* [Task brief]:
Output the material below unchanged, apart from leaving out the pictures.
++++++++++
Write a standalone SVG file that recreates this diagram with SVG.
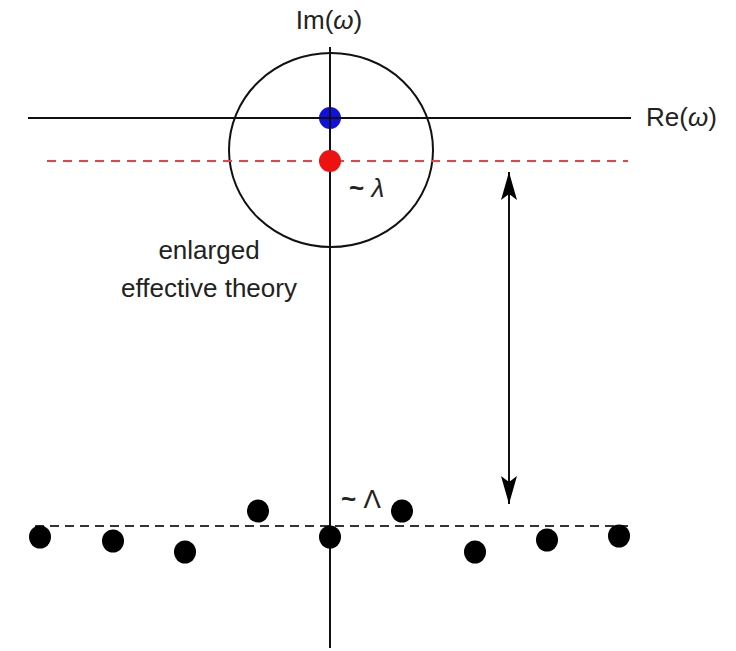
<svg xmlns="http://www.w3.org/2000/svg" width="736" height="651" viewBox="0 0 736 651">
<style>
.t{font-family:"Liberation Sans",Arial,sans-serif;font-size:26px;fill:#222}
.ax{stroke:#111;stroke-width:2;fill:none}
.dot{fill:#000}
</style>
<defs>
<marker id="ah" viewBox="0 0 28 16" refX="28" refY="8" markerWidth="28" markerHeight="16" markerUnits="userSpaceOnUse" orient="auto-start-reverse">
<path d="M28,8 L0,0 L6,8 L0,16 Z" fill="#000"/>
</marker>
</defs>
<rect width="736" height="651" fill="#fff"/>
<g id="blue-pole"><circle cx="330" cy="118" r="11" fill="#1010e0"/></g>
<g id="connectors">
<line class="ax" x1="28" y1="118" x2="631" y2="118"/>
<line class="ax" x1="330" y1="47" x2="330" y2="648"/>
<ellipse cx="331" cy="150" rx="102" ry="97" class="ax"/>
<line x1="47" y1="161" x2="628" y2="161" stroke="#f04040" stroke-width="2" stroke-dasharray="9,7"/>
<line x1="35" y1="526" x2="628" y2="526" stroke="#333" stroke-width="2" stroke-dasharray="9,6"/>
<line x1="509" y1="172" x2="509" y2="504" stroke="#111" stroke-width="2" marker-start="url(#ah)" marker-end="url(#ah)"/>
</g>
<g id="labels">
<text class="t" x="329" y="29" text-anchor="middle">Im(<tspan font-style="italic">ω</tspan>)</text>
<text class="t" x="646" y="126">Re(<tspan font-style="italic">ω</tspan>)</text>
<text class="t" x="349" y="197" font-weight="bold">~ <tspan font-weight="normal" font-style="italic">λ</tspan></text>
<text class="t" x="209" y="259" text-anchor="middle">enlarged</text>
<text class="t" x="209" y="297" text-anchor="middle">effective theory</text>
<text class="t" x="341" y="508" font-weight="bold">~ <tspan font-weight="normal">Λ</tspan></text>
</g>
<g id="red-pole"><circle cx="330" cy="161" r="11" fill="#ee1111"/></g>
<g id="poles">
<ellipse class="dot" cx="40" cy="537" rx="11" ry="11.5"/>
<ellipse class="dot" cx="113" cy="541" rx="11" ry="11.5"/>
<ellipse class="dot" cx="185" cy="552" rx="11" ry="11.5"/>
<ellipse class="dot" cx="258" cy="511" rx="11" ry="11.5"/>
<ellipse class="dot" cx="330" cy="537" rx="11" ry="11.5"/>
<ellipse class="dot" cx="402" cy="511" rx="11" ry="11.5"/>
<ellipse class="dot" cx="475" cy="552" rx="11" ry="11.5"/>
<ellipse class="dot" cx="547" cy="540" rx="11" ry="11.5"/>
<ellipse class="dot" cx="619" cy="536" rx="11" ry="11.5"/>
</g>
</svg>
++++++++++
* [The answer]:
Write a standalone SVG file that recreates this diagram with SVG.
<svg xmlns="http://www.w3.org/2000/svg" width="736" height="651" viewBox="0 0 736 651">
<style>
.t{font-family:"Liberation Sans",Arial,sans-serif;font-size:26px;fill:#222}
.ax{stroke:#111;stroke-width:2;fill:none}
.dot{fill:#000}
</style>
<defs>
<marker id="ah" viewBox="0 0 28 16" refX="28" refY="8" markerWidth="28" markerHeight="16" markerUnits="userSpaceOnUse" orient="auto-start-reverse">
<path d="M28,8 L0,0 L6,8 L0,16 Z" fill="#000"/>
</marker>
</defs>
<rect width="736" height="651" fill="#fff"/>
<g id="blue-pole"><circle cx="330" cy="118" r="11" fill="#1010e0"/></g>
<g id="connectors">
<line class="ax" x1="28" y1="118" x2="631" y2="118"/>
<line class="ax" x1="330" y1="47" x2="330" y2="648"/>
<ellipse cx="331" cy="150" rx="102" ry="97" class="ax"/>
<line x1="47" y1="161" x2="628" y2="161" stroke="#f04040" stroke-width="2" stroke-dasharray="9,7"/>
<line x1="35" y1="526" x2="628" y2="526" stroke="#333" stroke-width="2" stroke-dasharray="9,6"/>
<line x1="509" y1="172" x2="509" y2="504" stroke="#111" stroke-width="2" marker-start="url(#ah)" marker-end="url(#ah)"/>
</g>
<g id="labels">
<text class="t" x="329" y="29" text-anchor="middle">Im(<tspan font-style="italic">ω</tspan>)</text>
<text class="t" x="646" y="126">Re(<tspan font-style="italic">ω</tspan>)</text>
<text class="t" x="349" y="197" font-weight="bold">~ <tspan font-weight="normal" font-style="italic">λ</tspan></text>
<text class="t" x="209" y="259" text-anchor="middle">enlarged</text>
<text class="t" x="209" y="297" text-anchor="middle">effective theory</text>
<text class="t" x="341" y="508" font-weight="bold">~ <tspan font-weight="normal">Λ</tspan></text>
</g>
<g id="red-pole"><circle cx="330" cy="161" r="11" fill="#ee1111"/></g>
<g id="poles">
<ellipse class="dot" cx="40" cy="537" rx="11" ry="11.5"/>
<ellipse class="dot" cx="113" cy="541" rx="11" ry="11.5"/>
<ellipse class="dot" cx="185" cy="552" rx="11" ry="11.5"/>
<ellipse class="dot" cx="258" cy="511" rx="11" ry="11.5"/>
<ellipse class="dot" cx="330" cy="537" rx="11" ry="11.5"/>
<ellipse class="dot" cx="402" cy="511" rx="11" ry="11.5"/>
<ellipse class="dot" cx="475" cy="552" rx="11" ry="11.5"/>
<ellipse class="dot" cx="547" cy="540" rx="11" ry="11.5"/>
<ellipse class="dot" cx="619" cy="536" rx="11" ry="11.5"/>
</g>
</svg>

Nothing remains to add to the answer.